──────── Task inputs ────────

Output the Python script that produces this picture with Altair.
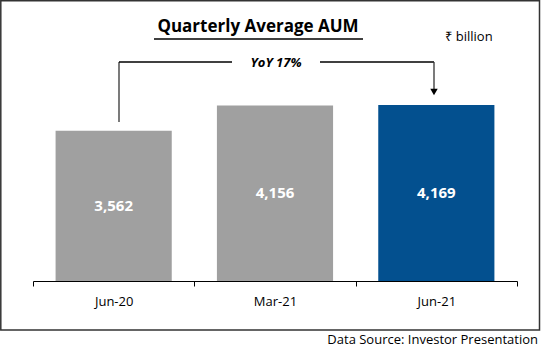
import altair as alt
import pandas as pd

periods = ["Jun-20", "Mar-21", "Jun-21"]
aum = [3562, 4156, 4169]
labels = ["3,562", "4,156", "4,169"]

title_text = "Quarterly Average AUM"
unit_text = "₹ billion"
yoy_text = "YoY 17%"
source_text = "Data Source: Investor Presentation"

GRAY = "#A0A0A0"
BLUE = "#03508F"
FONT = "Open Sans"

df = pd.DataFrame({"period": periods, "aum": aum, "label": labels})
one = alt.Data(values=[{"k": 1}])

x_enc = alt.X(
    "period:N",
    sort=periods,
    scale=alt.Scale(paddingInner=0, paddingOuter=0),
    axis=alt.Axis(
        title=None,
        labelAngle=0,
        tickBand="extent",
        tickSize=5,
        tickColor="#000000",
        domainColor="#000000",
        labelFont=FONT,
        labelFontSize=13,
        labelColor="#000000",
        labelPadding=9,
        grid=False,
    ),
)
y_enc = alt.Y("aum:Q", scale=alt.Scale(domain=[0, 5000]), axis=None)

bars = alt.Chart(df).mark_bar(width=alt.RelativeBandSize(0.72)).encode(
    x=x_enc,
    y=y_enc,
    color=alt.Color("period:N", scale=alt.Scale(domain=periods, range=[GRAY, GRAY, BLUE]), legend=None),
)

bar_text = alt.Chart(df).transform_calculate(half="datum.aum / 2").mark_text(
    font=FONT, fontSize=15, fontWeight="bold", color="white", baseline="middle"
).encode(
    x=alt.X("period:N", sort=periods),
    y=alt.Y("half:Q", scale=alt.Scale(domain=[0, 5000])),
    text="label:N",
)

def txt(s, x, y, **kw):
    return alt.Chart(one).mark_text(font=FONT, baseline="middle", color="#000000", **kw).encode(
        x=alt.value(x), y=alt.value(y), text=alt.value(s)
    )

def rule(x, y, x2=None, y2=None, w=1.3, color="#000000"):
    enc = {"x": alt.value(x), "y": alt.value(y)}
    if x2 is not None:
        enc["x2"] = alt.value(x2)
    if y2 is not None:
        enc["y2"] = alt.value(y2)
    return alt.Chart(one).mark_rule(strokeWidth=w, color=color).encode(**enc)

title = txt(title_text, 225, -43, fontSize=17, fontWeight="bold")
underline = rule(121, -31, x2=330, w=1.5)
unit = txt(unit_text, 436, -33, fontSize=13)
yoy = txt(yoy_text, 243, -7, fontSize=13, fontWeight="bold", fontStyle="italic")
source = txt(source_text, 505, 270, fontSize=13, align="right")

left_v = rule(86, -8, y2=52, color="#333333")
h1 = rule(86, -8, x2=199)
h2 = rule(287, -8, x2=401)
right_v = rule(401, -8, y2=20, color="#333333")
arrow = alt.Chart(one).mark_point(shape="triangle-down", filled=True, size=55, color="#000000", opacity=1).encode(
    x=alt.value(401), y=alt.value(22)
)

border = alt.Chart(one).mark_rect(fill="transparent", stroke="#333333", strokeWidth=1.5).encode(
    x=alt.value(-32.2), x2=alt.value(506.5), y=alt.value(-69.2), y2=alt.value(260)
)

chart = alt.layer(
    border, bars, bar_text, title, underline, unit, yoy, source, left_v, h1, h2, right_v, arrow
).properties(
    width=484,
    height=211,
    autosize=alt.AutoSizeParams(type="none"),
    padding={"left": 33, "top": 70, "right": 25, "bottom": 70},
    background="white",
).configure_view(stroke=None)

chart.save("out.html", embed_options={"renderer": "svg", "actions": False})
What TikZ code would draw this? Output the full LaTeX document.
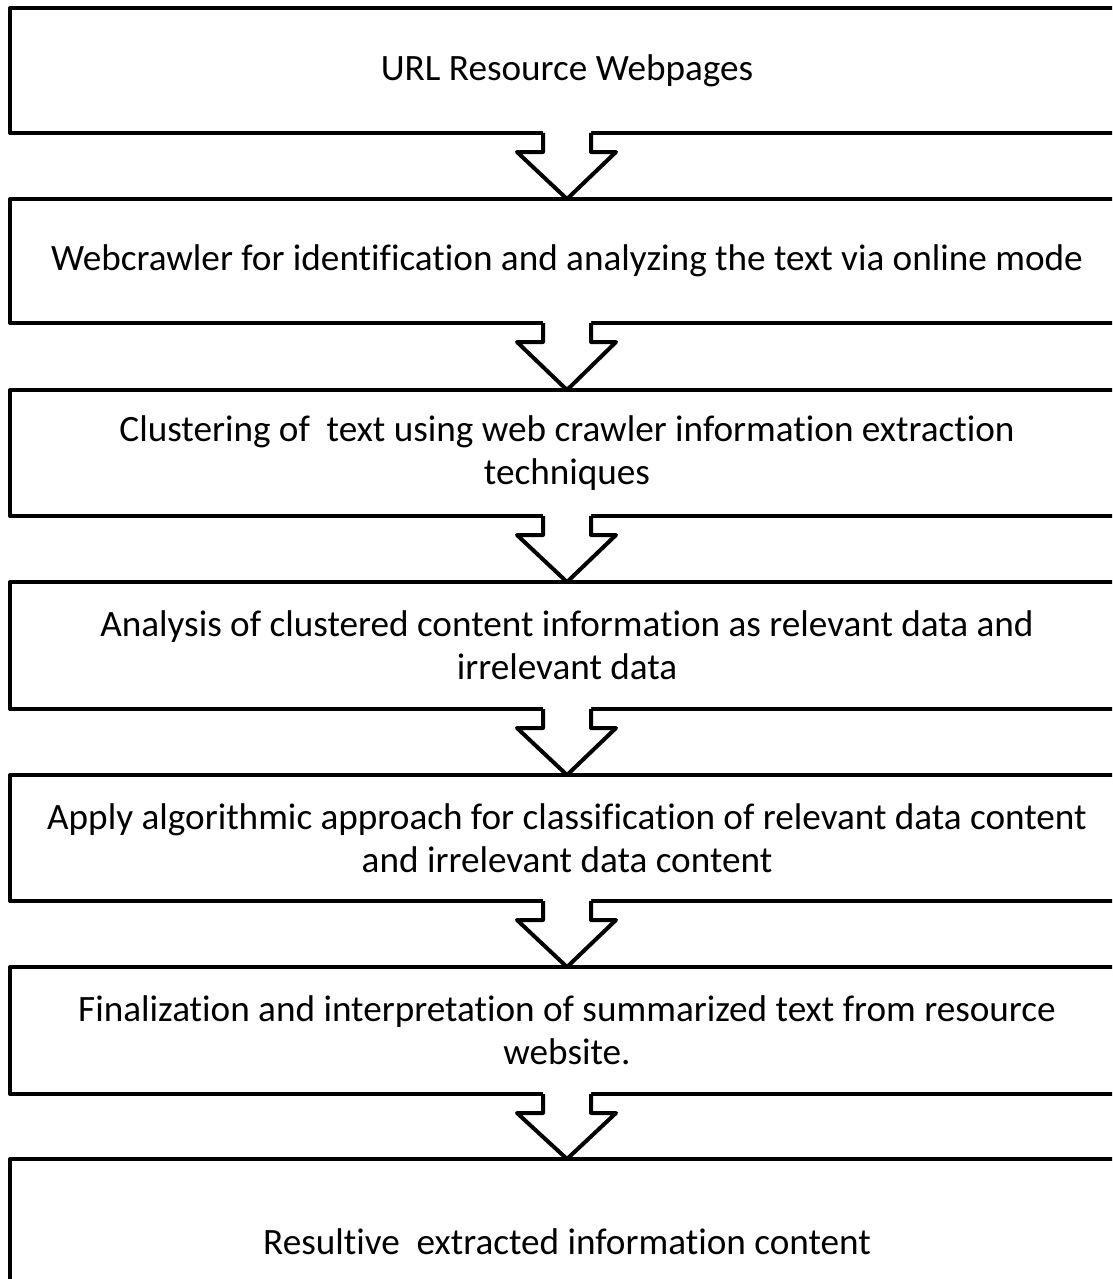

────────

**What this task involves:** Copy out all of the material exactly as written, without its pictures.

**Result of the exercise:**
Output the Python script that produces this picture with Altair.
import altair as alt
import pandas as pd

periods = ["Jun-20", "Mar-21", "Jun-21"]
aum = [3562, 4156, 4169]
labels = ["3,562", "4,156", "4,169"]

title_text = "Quarterly Average AUM"
unit_text = "₹ billion"
yoy_text = "YoY 17%"
source_text = "Data Source: Investor Presentation"

GRAY = "#A0A0A0"
BLUE = "#03508F"
FONT = "Open Sans"

df = pd.DataFrame({"period": periods, "aum": aum, "label": labels})
one = alt.Data(values=[{"k": 1}])

x_enc = alt.X(
    "period:N",
    sort=periods,
    scale=alt.Scale(paddingInner=0, paddingOuter=0),
    axis=alt.Axis(
        title=None,
        labelAngle=0,
        tickBand="extent",
        tickSize=5,
        tickColor="#000000",
        domainColor="#000000",
        labelFont=FONT,
        labelFontSize=13,
        labelColor="#000000",
        labelPadding=9,
        grid=False,
    ),
)
y_enc = alt.Y("aum:Q", scale=alt.Scale(domain=[0, 5000]), axis=None)

bars = alt.Chart(df).mark_bar(width=alt.RelativeBandSize(0.72)).encode(
    x=x_enc,
    y=y_enc,
    color=alt.Color("period:N", scale=alt.Scale(domain=periods, range=[GRAY, GRAY, BLUE]), legend=None),
)

bar_text = alt.Chart(df).transform_calculate(half="datum.aum / 2").mark_text(
    font=FONT, fontSize=15, fontWeight="bold", color="white", baseline="middle"
).encode(
    x=alt.X("period:N", sort=periods),
    y=alt.Y("half:Q", scale=alt.Scale(domain=[0, 5000])),
    text="label:N",
)

def txt(s, x, y, **kw):
    return alt.Chart(one).mark_text(font=FONT, baseline="middle", color="#000000", **kw).encode(
        x=alt.value(x), y=alt.value(y), text=alt.value(s)
    )

def rule(x, y, x2=None, y2=None, w=1.3, color="#000000"):
    enc = {"x": alt.value(x), "y": alt.value(y)}
    if x2 is not None:
        enc["x2"] = alt.value(x2)
    if y2 is not None:
        enc["y2"] = alt.value(y2)
    return alt.Chart(one).mark_rule(strokeWidth=w, color=color).encode(**enc)

title = txt(title_text, 225, -43, fontSize=17, fontWeight="bold")
underline = rule(121, -31, x2=330, w=1.5)
unit = txt(unit_text, 436, -33, fontSize=13)
yoy = txt(yoy_text, 243, -7, fontSize=13, fontWeight="bold", fontStyle="italic")
source = txt(source_text, 505, 270, fontSize=13, align="right")

left_v = rule(86, -8, y2=52, color="#333333")
h1 = rule(86, -8, x2=199)
h2 = rule(287, -8, x2=401)
right_v = rule(401, -8, y2=20, color="#333333")
arrow = alt.Chart(one).mark_point(shape="triangle-down", filled=True, size=55, color="#000000", opacity=1).encode(
    x=alt.value(401), y=alt.value(22)
)

border = alt.Chart(one).mark_rect(fill="transparent", stroke="#333333", strokeWidth=1.5).encode(
    x=alt.value(-32.2), x2=alt.value(506.5), y=alt.value(-69.2), y2=alt.value(260)
)

chart = alt.layer(
    border, bars, bar_text, title, underline, unit, yoy, source, left_v, h1, h2, right_v, arrow
).properties(
    width=484,
    height=211,
    autosize=alt.AutoSizeParams(type="none"),
    padding={"left": 33, "top": 70, "right": 25, "bottom": 70},
    background="white",
).configure_view(stroke=None)

chart.save("out.html", embed_options={"renderer": "svg", "actions": False})
What TikZ code would draw this? Output the full LaTeX document.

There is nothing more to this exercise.